**YOUR TASK**
Skip the pictures. Set down, word for word, the lines from the start of the material up to and including the line with "Brothers Ltd. ·".

----- DATA SECTION -----

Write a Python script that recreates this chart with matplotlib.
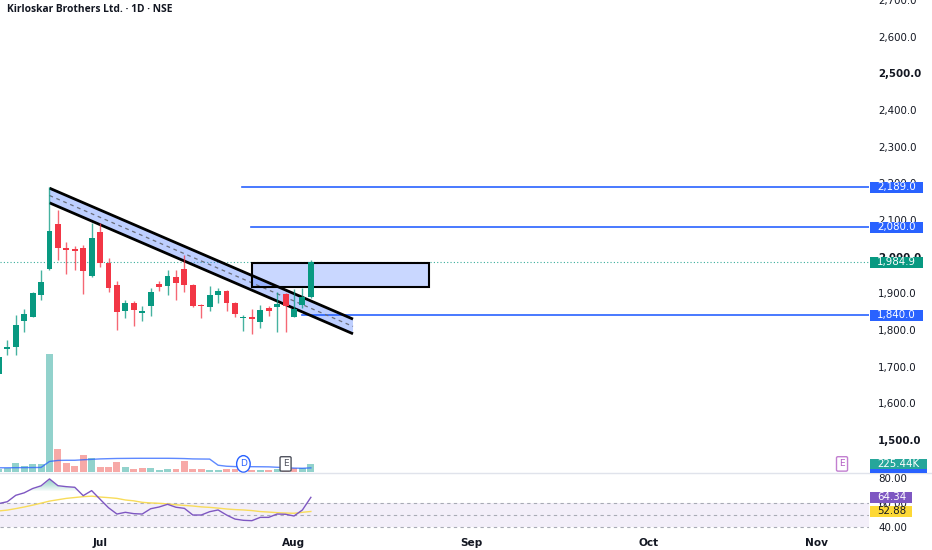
import matplotlib
matplotlib.use('Agg')
import matplotlib.pyplot as plt
import matplotlib.transforms as mtransforms
from matplotlib.patches import Rectangle, Polygon
from matplotlib.lines import Line2D
import numpy as np

# ---------------- data ----------------
title = "Kirloskar Brothers Ltd. · 1D · NSE"

opens  = [1680, 1749, 1754, 1824, 1837, 1896, 1967, 2089, 2024, 2020,
          2024, 1948, 2067, 1983, 1923, 1851, 1875, 1847, 1865, 1926,
          1919, 1944, 1966, 1924, 1869, 1862, 1896, 1908, 1875, 1832,
          1835, 1821, 1860, 1863, 1898, 1837, 1869, 1889]
highs  = [1735, 1774, 1842, 1857, 1905, 1963, 2189, 2128, 2039, 2030,
          2033, 2092, 2093, 1996, 1935, 1883, 1880, 1865, 1915, 1933,
          1963, 1963, 2005, 1926, 1872, 1919, 1915, 1910, 1877, 1842,
          1857, 1869, 1865, 1905, 1900, 1912, 1915, 1992]
lows   = [1675, 1733, 1731, 1795, 1835, 1883, 1965, 1992, 1954, 1965,
          1899, 1946, 1972, 1905, 1799, 1833, 1810, 1826, 1839, 1907,
          1896, 1883, 1905, 1864, 1833, 1851, 1875, 1851, 1837, 1797,
          1790, 1806, 1839, 1794, 1796, 1837, 1860, 1888]
closes = [1728, 1752, 1815, 1845, 1901, 1931, 2071, 2024, 2018, 2015,
          1962, 2051, 1983, 1916, 1850, 1874, 1854, 1853, 1905, 1917,
          1948, 1928, 1924, 1866, 1865, 1896, 1908, 1875, 1845, 1835,
          1831, 1854, 1852, 1872, 1867, 1857, 1889, 1984.9]
volumes_k = [70, 100, 245, 167, 225, 225, 3450, 653, 246, 176,
             480, 393, 129, 147, 275, 129, 88, 117, 117, 50,
             70, 88, 322, 79, 79, 50, 50, 67, 67, 50,
             50, 50, 50, 67, 67, 108, 108, 225.44]
vol_ma_k = [115, 115, 118, 120, 122, 125, 300, 330, 335, 335,
            350, 362, 375, 382, 388, 390, 392, 393, 393, 393,
            393, 390, 385, 375, 372, 370, 190, 160, 150, 147,
            147, 145, 142, 130, 118, 105, 100, 112]
rsi = [59.3, 60.8, 66.0, 68.0, 71.5, 73.7, 79.3, 73.8, 73.0, 72.5,
       65.7, 69.8, 62.8, 55.9, 50.8, 52.2, 51.1, 50.8, 55.1, 56.5,
       58.7, 56.3, 55.4, 50.0, 50.0, 52.7, 54.1, 50.0, 46.7, 45.7,
       45.4, 48.1, 48.1, 50.8, 50.6, 49.2, 54.1, 64.34]
rsi_ma = [53.3, 54.0, 55.2, 56.5, 58.0, 59.6, 61.3, 62.4, 63.5, 64.2,
          64.9, 65.3, 64.6, 64.1, 63.5, 62.2, 61.5, 60.3, 59.8, 59.5,
          59.0, 58.3, 57.8, 57.3, 56.6, 56.2, 55.6, 54.9, 54.4, 54.1,
          53.6, 52.8, 52.4, 51.9, 51.6, 51.4, 52.2, 52.88]

month_labels = ['Jul', 'Aug', 'Sep', 'Oct', 'Nov']
month_pos = [12, 35, 56, 77, 97]          # bar index of first session of month
price_ticks = list(range(1500, 2701, 100))
rsi_ticks = [40, 60, 80]

hlevels = [2189.0, 2080.0, 1840.0]
hstarts = [28.8, 29.9, 35.9]
channel_x = [6, 42]
channel_top = [2187, 1830]
channel_gap = 40
zone_x = [30.0, 51.0]
zone_y = [1917, 1984]
last_close = 1984.9
last_vol_label = '225.44K'
dividend_idx = 29
earnings_idx = 34
next_earnings_idx = 100

# ---------------- style ----------------
GREEN = '#089981'
RED = '#f23645'
VGREEN = '#92d2cc'
VRED = '#f7a9a7'
BLUE = '#2962ff'
TXT = '#131722'
W, H = 932, 550
PLOT_R = 869

plt.rcParams['font.family'] = ['DejaVu Sans']
fig = plt.figure(figsize=(W / 100, H / 100), dpi=100)
fig.patch.set_facecolor('white')

def fx(px):
    return px / W

def fy(py):
    return 1 - py / H

ax = fig.add_axes([0, fy(471.7), fx(PLOT_R), 471.7 / H])
vax = ax.twinx()
rax = fig.add_axes([0, fy(533), fx(PLOT_R), 60 / H])

n = len(closes)
x = np.arange(n)
o = np.array(opens, float)
c = np.array(closes, float)
h = np.array(highs, float)
l = np.array(lows, float)
up = c >= o

# candles
wick_cols = [GREEN if u else RED for u in up]
ax.vlines(x, l, h, colors=wick_cols, lw=1.0, alpha=0.75, zorder=7)
body_bottom = np.minimum(o, c)
body_h = np.maximum(np.abs(c - o), 4.5)
ax.bar(x, body_h, bottom=body_bottom, width=0.7,
       color=[GREEN if u else RED for u in up], linewidth=0, zorder=8)

# last price dotted line
ax.axhline(last_close, color=GREEN, lw=0.8, ls=(0, (1, 2)), alpha=0.8, zorder=1)

# horizontal rays
for lvl, st in zip(hlevels, hstarts):
    ax.plot([st, 200], [lvl, lvl], color=BLUE, lw=1.2, zorder=5)

# channel
xs = np.array(channel_x, float)
top = np.array(channel_top, float)
bot = top - channel_gap
mid = top - channel_gap / 2
poly = Polygon([[xs[0], top[0]], [xs[1], top[1]], [xs[1], bot[1]], [xs[0], bot[0]]],
               closed=True, facecolor=BLUE, alpha=0.3, edgecolor='none', zorder=5)
ax.add_patch(poly)
ax.plot(xs, top, color='black', lw=2.0, zorder=6, solid_capstyle='butt')
ax.plot(xs, bot, color='black', lw=2.0, zorder=6, solid_capstyle='butt')
ax.plot(xs, mid, color='#6a6d78', lw=0.9, ls=(0, (3, 3)), zorder=6)

# zone rectangle
ax.add_patch(Rectangle((zone_x[0], zone_y[0]), zone_x[1] - zone_x[0], zone_y[1] - zone_y[0],
                       facecolor=BLUE, alpha=0.25, edgecolor='none', zorder=5))
ax.add_patch(Rectangle((zone_x[0], zone_y[0]), zone_x[1] - zone_x[0], zone_y[1] - zone_y[0],
                       facecolor='none', edgecolor='black', lw=1.5, zorder=6))

ax.set_xlim(0.13, 103.2)
ax.set_ylim(1414, 2700)
ax.set_yticks(price_ticks)
ax.set_yticklabels([f"{t:,.1f}" for t in price_ticks])
ax.yaxis.tick_right()
ax.tick_params(axis='y', which='both', length=0, pad=6.5, labelsize=7.4, labelcolor=TXT)
for lab, t in zip(ax.get_yticklabels(), price_ticks):
    if t % 500 == 0:
        lab.set_fontweight('bold')
ax.set_xticks([])
for s in ax.spines.values():
    s.set_visible(False)
ax.set_facecolor('none')

# volume
vol = np.array(volumes_k, float)
prev = np.concatenate([[c[0] - 1], c[:-1]])
vcols = [VGREEN if cc >= pc else VRED for cc, pc in zip(c, prev)]
vax.bar(x, vol, width=0.82, color=vcols, linewidth=0, zorder=2)
vax.plot(x, vol_ma_k, color=BLUE, lw=1.0, alpha=0.75, zorder=3)
vax.set_ylim(0, 13830)
vax.set_xlim(ax.get_xlim())
vax.set_yticks([])
vax.set_xticks([])
for s in vax.spines.values():
    s.set_visible(False)

ev_tr = mtransforms.blended_transform_factory(vax.transData, vax.transAxes)
vax.text(dividend_idx, 0.0165, 'D', transform=ev_tr, ha='center', va='center',
         fontsize=6.5, color=BLUE, zorder=8,
         bbox=dict(boxstyle='ellipse,pad=0.15', fc='white', ec=BLUE, lw=1.0))
vax.text(earnings_idx, 0.0165, 'E', transform=ev_tr, ha='center', va='center',
         fontsize=6.5, color='#50535e', zorder=8,
         bbox=dict(boxstyle='round,pad=0.3,rounding_size=0.15', fc='white', ec='#50535e', lw=1.0))
vax.text(next_earnings_idx, 0.0165, 'E', transform=ev_tr, ha='center', va='center',
         fontsize=6.5, color='#b45cc4', zorder=8, clip_on=False,
         bbox=dict(boxstyle='round,pad=0.3,rounding_size=0.15', fc='white', ec='#c27fd0', lw=1.0))

# RSI pane
r = np.array(rsi, float)
rax.axhspan(40, 60, color='#7e57c2', alpha=0.09, lw=0, zorder=0)
for lvl in (60, 50, 40):
    rax.axhline(lvl, color='#a8abb5', lw=0.8, ls=(0, (3, 3)), zorder=1)
for k in range(10):
    lvl = 70 + k
    rax.fill_between(x, lvl, r, where=r > lvl, interpolate=True, color=GREEN,
                     alpha=0.05, lw=0, zorder=1)
rax.plot(x, rsi_ma, color='#f8dc5a', lw=1.0, zorder=2)
rax.plot(x, r, color='#7e57c2', lw=1.0, zorder=3)
rax.set_xlim(ax.get_xlim())
rax.set_ylim(35.4, 84.1)
rax.set_yticks(rsi_ticks)
rax.set_yticklabels([f"{t:.2f}" for t in rsi_ticks])
rax.yaxis.tick_right()
rax.tick_params(axis='y', length=0, pad=6.5, labelsize=7.4, labelcolor=TXT)
rax.set_xticks(month_pos)
rax.set_xticklabels(month_labels)
rax.tick_params(axis='x', length=0, pad=3.5, labelsize=7.6, labelcolor=TXT)
for lab in rax.get_xticklabels():
    lab.set_fontweight('bold')
for s in rax.spines.values():
    s.set_visible(False)
rax.set_facecolor('none')

# separator
fig.add_artist(Line2D([0, 1], [fy(472.7), fy(472.7)], transform=fig.transFigure,
                      color='#e0e3eb', lw=1.0))

# axis value labels
def value_label(axis, yval, text, fc, tc='white', width=53):
    base = mtransforms.blended_transform_factory(fig.transFigure, axis.transData)
    tr = mtransforms.ScaledTranslation(fx(PLOT_R + 1), yval, base)
    rect = Rectangle((0, -5.3), width, 10.6, transform=tr, facecolor=fc,
                     edgecolor='none', zorder=5)
    fig.add_artist(rect)
    fig.text(7, 0, text, transform=tr, ha='left', va='center', fontsize=7.4,
             color=tc, zorder=6)

for lvl in hlevels:
    value_label(ax, lvl, f"{lvl:,.1f}", BLUE)
value_label(ax, last_close, f"{last_close:,.1f}", GREEN)
value_label(vax, vol_ma_k[-1], '', BLUE, width=57)
value_label(vax, volumes_k[-1], last_vol_label, '#26a69a', width=57)
value_label(rax, rsi_ma[-1], f"{rsi_ma[-1]:.2f}", '#fdd835', tc=TXT, width=42)
value_label(rax, rsi[-1], f"{rsi[-1]:.2f}", '#7e57c2', width=42)

# title
fig.text(fx(7), fy(10), title, ha='left', va='center', fontsize=7.4,
         fontweight='bold', color=TXT, family=['Open Sans', 'DejaVu Sans'])

fig.savefig('out.png', dpi=100, facecolor='white')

-----

**SOLUTION FOR THIS PROBLEM**
Write a Python script that recreates this chart with matplotlib.
import matplotlib
matplotlib.use('Agg')
import matplotlib.pyplot as plt
import matplotlib.transforms as mtransforms
from matplotlib.patches import Rectangle, Polygon
from matplotlib.lines import Line2D
import numpy as np

# ---------------- data ----------------
title = "Kirloskar Brothers Ltd. · 1D · NSE"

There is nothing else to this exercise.